Idiots MBA's often just don't get this most basic premise, they see a the majority market (and often get that wrong as well) and then think EVERY product should be aimed at that market. It is extremely short-sighted especially when that market is already being dominated with an other product. Don't try to out Coca-Cola Coca-Cola. Don't try to out WoW WoW.
This is what Nintendo did with the Wii, realizing they could NOT compete directly with Sony or Microsoft they instead tapped in another segment of the market although it is important to note that the Wii has more "adult" games then the Gamecube had before.

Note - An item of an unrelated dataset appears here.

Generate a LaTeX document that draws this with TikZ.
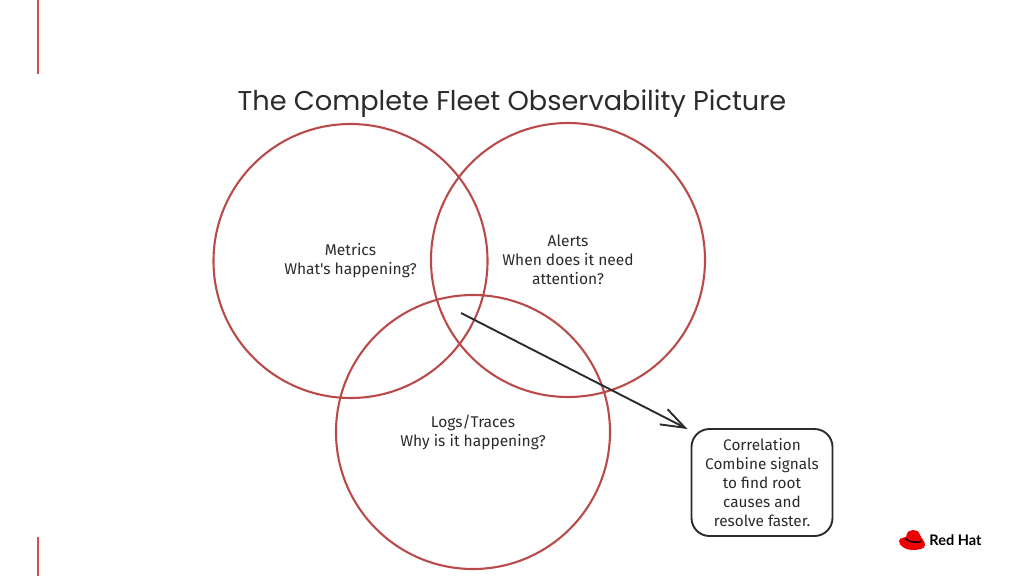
\documentclass[tikz,border=0pt]{standalone}
\usepackage{fontspec}
\setmainfont{Lato}
\newfontfamily\handfont{Fira Sans}
\newfontfamily\titlefont{Poppins}
\usepackage[rgb]{xcolor}
\usetikzlibrary{arrows.meta,positioning}

\definecolor{ringred}{HTML}{B94A4A}
\definecolor{inkgray}{HTML}{2B2B2B}
\definecolor{hatred}{HTML}{EE0000}
\definecolor{edgered}{HTML}{DA4A4A}

\tikzset{
	ring/.style={circle, draw=ringred, line width=2.1pt, minimum size=274bp, inner sep=0pt, align=center, text=inkgray, font=\handfont\fontsize{15.6}{19}\selectfont},
	notebox/.style={draw=inkgray, line width=1.9pt, rounded corners=18bp, minimum width=141bp, minimum height=107bp, inner sep=0pt, align=center, text=inkgray, font=\handfont\fontsize{15.4}{19}\selectfont},
	sidebar/.style={draw=edgered, line width=2bp}
}

\begin{document}
\begin{tikzpicture}[>={Straight Barb[length=24bp,width=17bp,line width=1.9pt]}]
	\useasboundingbox (0bp,0bp) rectangle (1024bp,-576bp);

	\coordinate (topbar) at (37.5bp,0bp);
	\coordinate (topend) at (37.5bp,-74bp);
	\coordinate (lowbar) at (37.5bp,-537bp);
	\coordinate (lowend) at (37.5bp,-576bp);
	\draw [sidebar] (topbar) -- (topend);
	\draw [sidebar] (lowbar) -- (lowend);

	\node (title) at (512bp,-104bp) [text=inkgray, font=\titlefont\fontsize{27.3}{32}\selectfont] {The Complete Fleet Observability Picture};

	\node (metrics) at (350.5bp,-261bp) [ring] {Metrics\\What's happening?};
	\node (alerts) at (568bp,-260bp) [ring] {Alerts\\When does it need\\attention?};
	\node (logs) at (473bp,-432bp) [ring] {Logs/Traces\\Why is it happening?};

	\node (correlation) at (762bp,-482.5bp) [notebox] {Correlation\\Combine signals\\to find root\\causes and\\resolve faster.};

	\coordinate (overlap) at (461bp,-313bp);
	\draw [->, draw=inkgray, line width=1.9pt] (overlap) to ([xshift=-3bp,yshift=-1bp]correlation.north west);

	% logo
	\fill [hatred] (899bp,-541bp) .. controls (900bp,-537bp) and (904bp,-538bp) .. (906bp,-537bp) .. controls (907bp,-531bp) and (910bp,-530bp) .. (913bp,-530bp) .. controls (916bp,-530bp) and (919bp,-531bp) .. (920bp,-535bp) .. controls (921bp,-538bp) and (925bp,-541bp) .. (925bp,-545bp) .. controls (925bp,-549bp) and (918bp,-550bp) .. (912bp,-550bp) .. controls (906bp,-550bp) and (899bp,-546bp) .. (899bp,-541bp) -- cycle;
	\draw [black, line width=1.4pt] (905bp,-538.5bp) .. controls (910bp,-543bp) and (918bp,-543bp) .. (921.5bp,-541bp);
	\node (logo) at (955.5bp,-540bp) [text=black, font=\bfseries\fontsize{14.6}{16}\selectfont, inner sep=0pt] {Red Hat};
\end{tikzpicture}
\end{document}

Even nintendo seems to realize that trying to shoot for just one corner of a market at the expense of all others isn't smart which is why you got violent shooters on a Nintendo a console giant who in the west once censored blood and anything nasty or naughty.
What gets me in stories like these is that some people seem to think market share is important, it isn't. Profit is. If you can make a living selling a product to 10 people out of 6 billion you got a lousy market share, but are still a success.
It is almost like saying that simple movies get the largest audiences so everyone should make simple movies. TV execs already live by this rule, does gaming have to follow?
MMO Quests are like orgasms:
You may solo them, I prefer them in a group.
There have always been girls and women in gaming.
Gamers have always come in different races and ages and income brackets.
Someone who plays Tetris for an hour at a time three times a week is a video game consumer, just as someone who raids in WoW for five hours a night is.
Nintendo hasn't so much blown open the demographics -- though they have -- as they've blown open the debate and the recognition.
No-one has said, in eighty years, "all watchers of movies fit the same demographic." Television has ten networks PER demographic. So why this overwrought, antiquated insistence that All Gamers Are Of The Same Ilk?
I worked for Gamestop for a year, in 2005, and I developed my own admittedly anti-PC gamer categories. One of the MANY demographcis I saw represented was the fratboy/thug gamer: the white or hispanic males between ages 18 and 24, who were buying every sex and violence 360 title they could snap up. To so much of the world, they are the only gamers. To us, they were about 20% of our patrons.
If the rest of the world is finally, FINALLY starting to recognize that "gamer" means a lot, LOT more than just the fratboy/thug or the EQ addict in mom's basement, then so much the better.
The Times says that as video games become more popular hard-core gamers are becoming an ever smaller part of the audience.
No; adolescent males are becoming an ever-smaller part of the audience. More mature gamers, both older and younger, both hardcore and casual, want something very different from the testosterone-soaked boom-fest FPS of the month.
So I guess that the new demographic Nintendo is going for are the wiitirees? Mario Shuffleboard? Early Bird Revolution? Mario Kart will include an Oldsmobile with the left blinker left on? Wii Sports includes "Getting the kids off the lawn" and Bingo?